You’re not required to use the services of an attorney, but a qualified attorney can often help you make sure your will is drafted and executed properly.

New probate petition form required

The Supreme Court of Pennsylvania has adopted a new form to be used in opening probate estates.

The new form is not radically different from the current form, but in my opinion it is an improvement. It arranges information in a clearer, more logical fashion.

Use of the new form will be required beginning November 10, 2011.

The new form can be found here.

The Supreme Court’s order adopting the new form can be found here.

What is an intestate estate?

If you die without a will, the state will say who gets your estate.

In Pennsylvania, where I practice, the state has a set of rules for what’s called your “intestate estate.” (Our rules are similar to those in other states, but check the law where you live.)

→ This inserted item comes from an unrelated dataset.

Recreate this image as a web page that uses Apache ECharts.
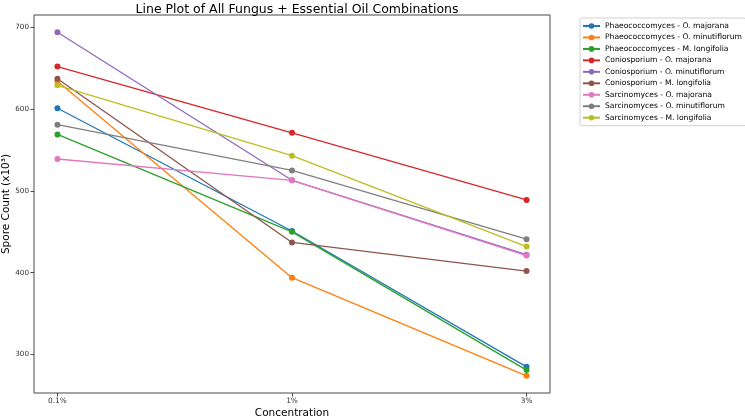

But what is an intestate estate?

Pennsylvania defines it as “all or any part of the estate” of a deceased person that is “not effectively disposed of by will or otherwise.”

If you die with a will, hopefully it will take care of all your property, especially if it is drafted well. But it might not, for various reasons. For example, your will might leave some portion of what you own – or maybe all of it – to someone who dies before you do. That’s why you might have some or all of it “not effectively disposed of by will.”

On the other hand, what you owned could have been disposed of “otherwise” even if you didn’t have a will. Jointly held property, for instance, passes directly by law to the surviving owner if it is owned with a right of survivorship. (It’s different, though, if multiple parties own property as “tenants in common.” If one of the tenants dies, that tenant’s share is treated as owned by him or her alone.) Also, many accounts have beneficiary designations, which likewise pass property directly to the beneficiaries without going through a probate estate.

So an intestate estate is what was owned by the deceased in his or her own name, or as a tenant in common, and wasn’t given to an existing beneficiary through a will or other legal arrangement.